WHAT YOU SHOULD DO
Extract the lines from the start through the line that holds "ends.append(a)", both included, omitting all images.
# SUPPLIED DATA start
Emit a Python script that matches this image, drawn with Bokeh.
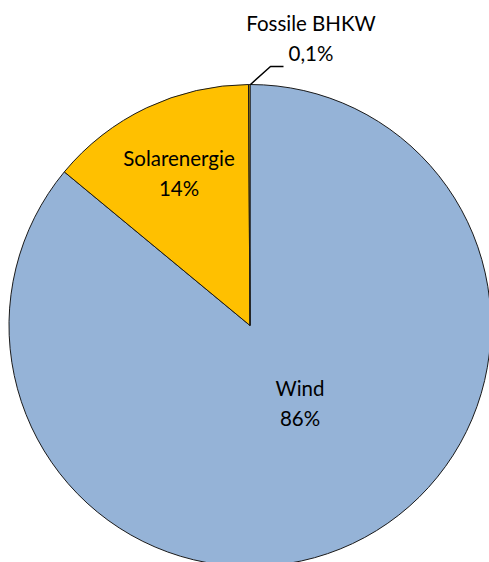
import math
from bokeh.plotting import figure
from bokeh.models import Range1d, ColumnDataSource
from bokeh.core.properties import value
from bokeh.embed import file_html
from bokeh.resources import INLINE

categories = ["Wind", "Solarenergie", "Fossile BHKW"]
shares = [86.0, 13.9, 0.1]
labels = ["86%", "14%", "0,1%"]
colors = ["#95B3D7", "#FFC000", "#FFC000"]

W, H = 489, 562
p = figure(width=W, height=H, output_backend="svg", toolbar_location=None,
           x_range=Range1d(0, W), y_range=Range1d(-H, 0),
           min_border=0)
p.axis.visible = False
p.grid.visible = False
p.outline_line_color = None
p.background_fill_color = "white"

cx, cy, r = 249.5, -325, 241
total = sum(shares)
starts, ends = [], []
a = math.pi / 2
for s in shares:
    starts.append(a)
    a -= s / total * 2 * math.pi
    ends.append(a)

src = ColumnDataSource(dict(start=starts, end=ends, color=colors, cat=categories))
p.wedge(x=cx, y=cy, radius=r, start_angle="start", end_angle="end", direction="clock",
        fill_color="color", line_color="#1a1a1a", line_width=1, source=src)

font = value("Lato")
fs = "20.5px"
# label positions (offsets from centre, px)
lab_pos = {"Wind": (50, -62), "Solarenergie": (-71, 168), "Fossile BHKW": (61, 303)}
for cat, lab in zip(categories, labels):
    dx, dy = lab_pos[cat]
    p.text(x=[cx + dx], y=[cy + dy], text=[cat], text_font=font, text_font_size=fs,
           text_align="center", text_baseline="middle", text_color="black")
    p.text(x=[cx + dx], y=[cy + dy - 30], text=[lab], text_font=font, text_font_size=fs,
           text_align="center", text_baseline="middle", text_color="black")

# leader line for the tiny slice
p.line(x=[cx + 0.5, cx + 20.5, cx + 33.5], y=[cy + r, cy + r + 18, cy + r + 18],
       line_color="black", line_width=1.5)

open("out.html", "w").write(file_html(p, INLINE))
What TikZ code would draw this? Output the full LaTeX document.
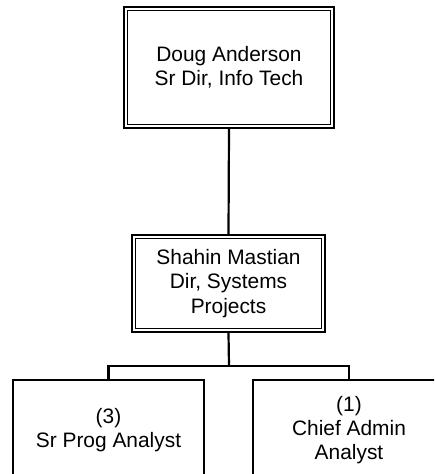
\documentclass[tikz,border=0pt]{standalone}
\usepackage{fontspec}
\setmainfont{Liberation Sans}
\begin{document}
\begin{tikzpicture}[x=1pt,y=-1pt,
  boxtext/.style={font=\fontsize{20.9}{24.2}\selectfont, align=center, inner sep=0pt, text=black},
  singlebox/.style={boxtext, draw=black, line width=2.4pt, minimum width=#1},
  dblbox/.style={boxtext, draw=black, line width=2.4pt, minimum width=#1},
  inner border/.style={draw=black, line width=1.3pt},
  conn/.style={draw=black, line width=2.2pt}]
\useasboundingbox (0,0) rectangle (434,474);
\clip (0,0) rectangle (434,474);
\node[dblbox=210pt, minimum height=120.5pt] (top) at (229,67.5) {Doug Anderson\\Sr Dir, Info Tech};
\node[dblbox=193pt, minimum height=97pt] (mid) at (228.5,283.5) {Shahin Mastian\\Dir, Systems\\Projects};
\node[singlebox=191pt, minimum height=100pt] (left) at (108.5,430) {(3)\\Sr Prog Analyst};
\node[singlebox=192pt, minimum height=100pt] (right) at (349,430) {(1)\\Chief Admin\\Analyst};
\foreach \n in {top,mid}
  \draw[inner border] ([xshift=4.5pt,yshift=-4.5pt]\n.north west) rectangle ([xshift=-4.5pt,yshift=4.5pt]\n.south east);
\coordinate (bar) at (229,366);
\draw[conn] (top.south) -- (mid.north);
\draw[conn] (mid.south) -- (bar);
\draw[conn] (left.north) |- (bar) -| (right.north);
\end{tikzpicture}
\end{document}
# SUPPLIED DATA end
RIGHT ANSWER
Emit a Python script that matches this image, drawn with Bokeh.
import math
from bokeh.plotting import figure
from bokeh.models import Range1d, ColumnDataSource
from bokeh.core.properties import value
from bokeh.embed import file_html
from bokeh.resources import INLINE

categories = ["Wind", "Solarenergie", "Fossile BHKW"]
shares = [86.0, 13.9, 0.1]
labels = ["86%", "14%", "0,1%"]
colors = ["#95B3D7", "#FFC000", "#FFC000"]

W, H = 489, 562
p = figure(width=W, height=H, output_backend="svg", toolbar_location=None,
           x_range=Range1d(0, W), y_range=Range1d(-H, 0),
           min_border=0)
p.axis.visible = False
p.grid.visible = False
p.outline_line_color = None
p.background_fill_color = "white"

cx, cy, r = 249.5, -325, 241
total = sum(shares)
starts, ends = [], []
a = math.pi / 2
for s in shares:
    starts.append(a)
    a -= s / total * 2 * math.pi
    ends.append(a)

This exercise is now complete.